=== DATASET EXCERPT ===
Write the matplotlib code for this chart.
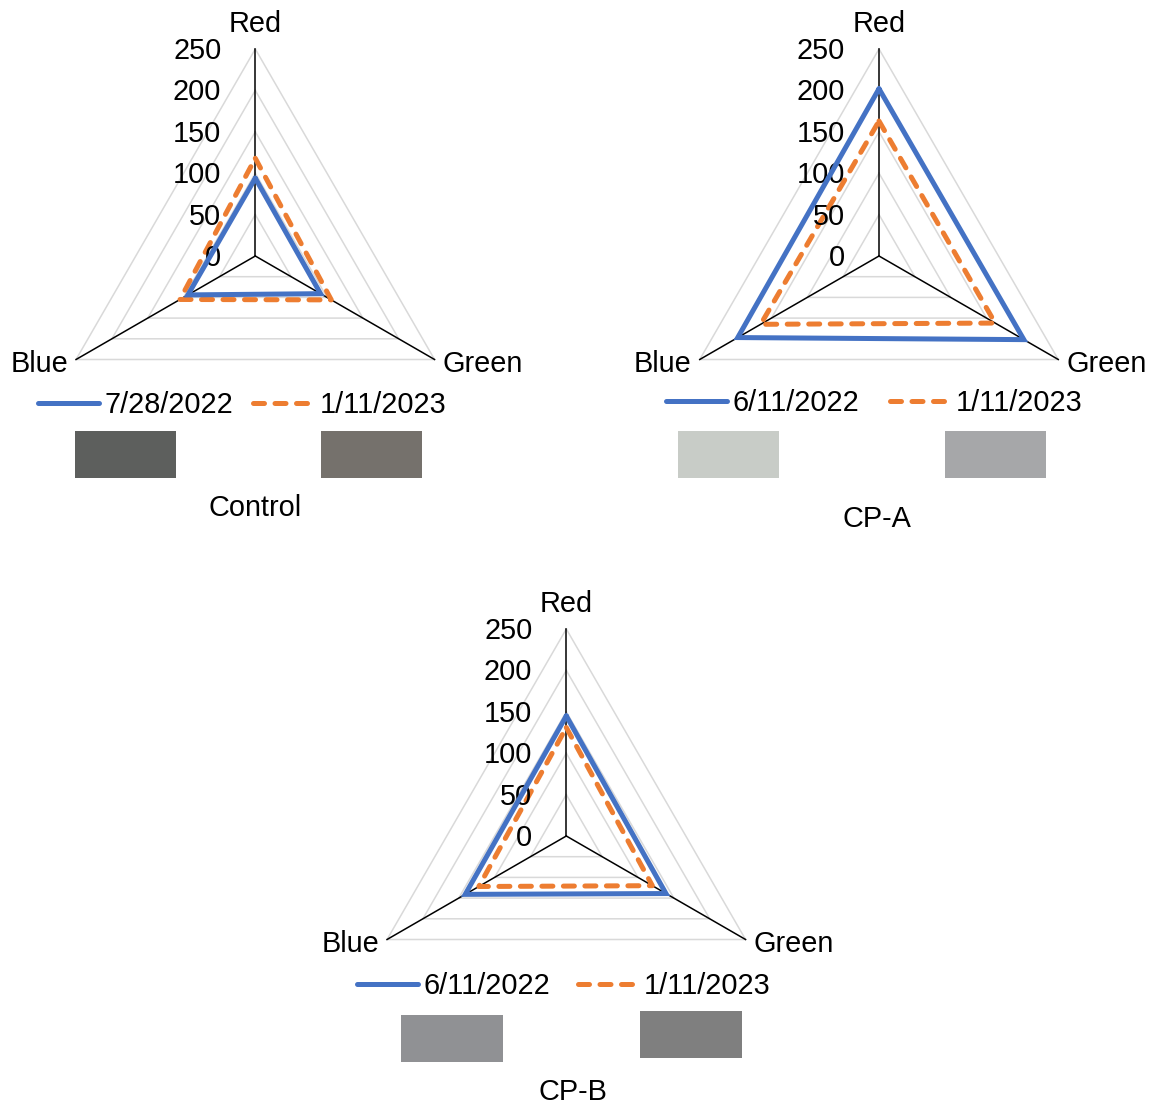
import numpy as np
import matplotlib
matplotlib.use("Agg")
import matplotlib.pyplot as plt
from matplotlib.patches import Rectangle

plt.rcParams['font.family'] = ['Liberation Sans', 'DejaVu Sans']

# ---------------- data ----------------
categories = ["Red", "Green", "Blue"]
ticks = [0, 50, 100, 150, 200, 250]

control_dates = ["7/28/2022", "1/11/2023"]
control_first = [94, 91, 94]
control_second = [118, 106, 105]

cpa_dates = ["6/11/2022", "1/11/2023"]
cpa_first = [202, 202, 197]
cpa_second = [163, 162, 165]

cpb_dates = ["6/11/2022", "1/11/2023"]
cpb_first = [145, 139, 141]
cpb_second = [131, 120, 122]

panel_names = ["Control", "CP-A", "CP-B"]
swatch_colors = [["#5D5F5D", "#75716C"], ["#C8CCC7", "#A6A7A9"], ["#909194", "#7F7F7F"]]

# ---------------- layout (pixels) ----------------
W, H = 1154, 1105
fig = plt.figure(figsize=(W / 100, H / 100), dpi=100)

BLUE = "#4472C4"
ORANGE = "#ED7D31"
GRID = "#D9D9D9"
FS = 20.8
R = 207

panels = [
    dict(center=(255.3, 256), data=(control_first, control_second), dates=control_dates,
         leg=(38, 405, 0.68), title=(255, 516),
         sw=[(75, 431, 176, 478), (321, 431, 422, 478)]),
    dict(center=(879, 256), data=(cpa_first, cpa_second), dates=cpa_dates,
         leg=(666, 403, 1.05), title=(877, 527),
         sw=[(678, 431, 779, 478), (945, 431, 1046, 478)]),
    dict(center=(566.3, 836), data=(cpb_first, cpb_second), dates=cpb_dates,
         leg=(357, 986, 0.95), title=(573, 1100),
         sw=[(401, 1015, 503, 1062), (640, 1011, 742, 1058)]),
]

n = len(categories)
angles = np.arange(n) * 2 * np.pi / n
closed = np.concatenate([angles, angles[:1]])

for i, p in enumerate(panels):
    cx, cy = p["center"]
    ax = fig.add_axes([(cx - R) / W, (H - cy - R) / H, 2 * R / W, 2 * R / H],
                      projection="polar")
    ax.set_theta_offset(np.pi / 2)
    ax.set_theta_direction(-1)
    ax.set_ylim(0, 250)
    ax.set_axis_off()

    # triangular grid
    for lv in ticks[1:]:
        ax.plot(closed, [lv] * (n + 1), color=GRID, lw=1.1, zorder=1, clip_on=False)
    # spokes
    for a in angles:
        ax.plot([a, a], [0, ticks[-1]], color="black", lw=1.1, zorder=2, clip_on=False)

    first, second = p["data"]
    ax.plot(closed, list(first) + [first[0]], color=BLUE, lw=3.6, zorder=4,
            solid_joinstyle="miter", solid_capstyle="round", clip_on=False,
            label=p["dates"][0])
    ax.plot(closed, list(second) + [second[0]], color=ORANGE, lw=3.6, zorder=3,
            dashes=(2.2, 2.1), dash_capstyle="round", clip_on=False,
            label=p["dates"][1])

    # radial tick labels
    for t in ticks:
        ax.annotate(str(t), xy=(0, t), xytext=(-34, -10), textcoords="offset pixels",
                    ha="right", va="baseline", fontsize=FS, annotation_clip=False)
    # category labels
    ax.annotate(categories[0], xy=(angles[0], 250), xytext=(0, 17), textcoords="offset pixels",
                ha="center", va="baseline", fontsize=FS, annotation_clip=False)
    ax.annotate(categories[1], xy=(angles[1], 250), xytext=(8, -12), textcoords="offset pixels",
                ha="left", va="baseline", fontsize=FS, annotation_clip=False)
    ax.annotate(categories[2], xy=(angles[2], 250), xytext=(-8, -12), textcoords="offset pixels",
                ha="right", va="baseline", fontsize=FS, annotation_clip=False)

    lx, ly, colsp = p["leg"]
    ax.legend(loc="center left", bbox_to_anchor=(lx / W, 1 - ly / H),
              bbox_transform=fig.transFigure, ncol=2, frameon=False, fontsize=FS,
              borderpad=0, borderaxespad=0, handlelength=2.1, handletextpad=0.2,
              columnspacing=colsp)

    for (x0, y0, x1, y1), c in zip(p["sw"], swatch_colors[i]):
        fig.add_artist(Rectangle((x0 / W, 1 - y1 / H), (x1 - x0) / W, (y1 - y0) / H,
                                 transform=fig.transFigure, facecolor=c, edgecolor="none"))

    tx, ty = p["title"]
    fig.text(tx / W, 1 - ty / H, panel_names[i], ha="center", va="baseline", fontsize=FS)

fig.savefig("out.png", dpi=100)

=== WHAT YOU WILL DO ===
Make an exact reproduction of the listing above, without any pictures.

=== WORKED ANSWER ===
Write the matplotlib code for this chart.
import numpy as np
import matplotlib
matplotlib.use("Agg")
import matplotlib.pyplot as plt
from matplotlib.patches import Rectangle

plt.rcParams['font.family'] = ['Liberation Sans', 'DejaVu Sans']

# ---------------- data ----------------
categories = ["Red", "Green", "Blue"]
ticks = [0, 50, 100, 150, 200, 250]

control_dates = ["7/28/2022", "1/11/2023"]
control_first = [94, 91, 94]
control_second = [118, 106, 105]

cpa_dates = ["6/11/2022", "1/11/2023"]
cpa_first = [202, 202, 197]
cpa_second = [163, 162, 165]

cpb_dates = ["6/11/2022", "1/11/2023"]
cpb_first = [145, 139, 141]
cpb_second = [131, 120, 122]

panel_names = ["Control", "CP-A", "CP-B"]
swatch_colors = [["#5D5F5D", "#75716C"], ["#C8CCC7", "#A6A7A9"], ["#909194", "#7F7F7F"]]

# ---------------- layout (pixels) ----------------
W, H = 1154, 1105
fig = plt.figure(figsize=(W / 100, H / 100), dpi=100)

BLUE = "#4472C4"
ORANGE = "#ED7D31"
GRID = "#D9D9D9"
FS = 20.8
R = 207

panels = [
    dict(center=(255.3, 256), data=(control_first, control_second), dates=control_dates,
         leg=(38, 405, 0.68), title=(255, 516),
         sw=[(75, 431, 176, 478), (321, 431, 422, 478)]),
    dict(center=(879, 256), data=(cpa_first, cpa_second), dates=cpa_dates,
         leg=(666, 403, 1.05), title=(877, 527),
         sw=[(678, 431, 779, 478), (945, 431, 1046, 478)]),
    dict(center=(566.3, 836), data=(cpb_first, cpb_second), dates=cpb_dates,
         leg=(357, 986, 0.95), title=(573, 1100),
         sw=[(401, 1015, 503, 1062), (640, 1011, 742, 1058)]),
]

n = len(categories)
angles = np.arange(n) * 2 * np.pi / n
closed = np.concatenate([angles, angles[:1]])

for i, p in enumerate(panels):
    cx, cy = p["center"]
    ax = fig.add_axes([(cx - R) / W, (H - cy - R) / H, 2 * R / W, 2 * R / H],
                      projection="polar")
    ax.set_theta_offset(np.pi / 2)
    ax.set_theta_direction(-1)
    ax.set_ylim(0, 250)
    ax.set_axis_off()

    # triangular grid
    for lv in ticks[1:]:
        ax.plot(closed, [lv] * (n + 1), color=GRID, lw=1.1, zorder=1, clip_on=False)
    # spokes
    for a in angles:
        ax.plot([a, a], [0, ticks[-1]], color="black", lw=1.1, zorder=2, clip_on=False)

    first, second = p["data"]
    ax.plot(closed, list(first) + [first[0]], color=BLUE, lw=3.6, zorder=4,
            solid_joinstyle="miter", solid_capstyle="round", clip_on=False,
            label=p["dates"][0])
    ax.plot(closed, list(second) + [second[0]], color=ORANGE, lw=3.6, zorder=3,
            dashes=(2.2, 2.1), dash_capstyle="round", clip_on=False,
            label=p["dates"][1])

    # radial tick labels
    for t in ticks:
        ax.annotate(str(t), xy=(0, t), xytext=(-34, -10), textcoords="offset pixels",
                    ha="right", va="baseline", fontsize=FS, annotation_clip=False)
    # category labels
    ax.annotate(categories[0], xy=(angles[0], 250), xytext=(0, 17), textcoords="offset pixels",
                ha="center", va="baseline", fontsize=FS, annotation_clip=False)
    ax.annotate(categories[1], xy=(angles[1], 250), xytext=(8, -12), textcoords="offset pixels",
                ha="left", va="baseline", fontsize=FS, annotation_clip=False)
    ax.annotate(categories[2], xy=(angles[2], 250), xytext=(-8, -12), textcoords="offset pixels",
                ha="right", va="baseline", fontsize=FS, annotation_clip=False)

    lx, ly, colsp = p["leg"]
    ax.legend(loc="center left", bbox_to_anchor=(lx / W, 1 - ly / H),
              bbox_transform=fig.transFigure, ncol=2, frameon=False, fontsize=FS,
              borderpad=0, borderaxespad=0, handlelength=2.1, handletextpad=0.2,
              columnspacing=colsp)

    for (x0, y0, x1, y1), c in zip(p["sw"], swatch_colors[i]):
        fig.add_artist(Rectangle((x0 / W, 1 - y1 / H), (x1 - x0) / W, (y1 - y0) / H,
                                 transform=fig.transFigure, facecolor=c, edgecolor="none"))

    tx, ty = p["title"]
    fig.text(tx / W, 1 - ty / H, panel_names[i], ha="center", va="baseline", fontsize=FS)

fig.savefig("out.png", dpi=100)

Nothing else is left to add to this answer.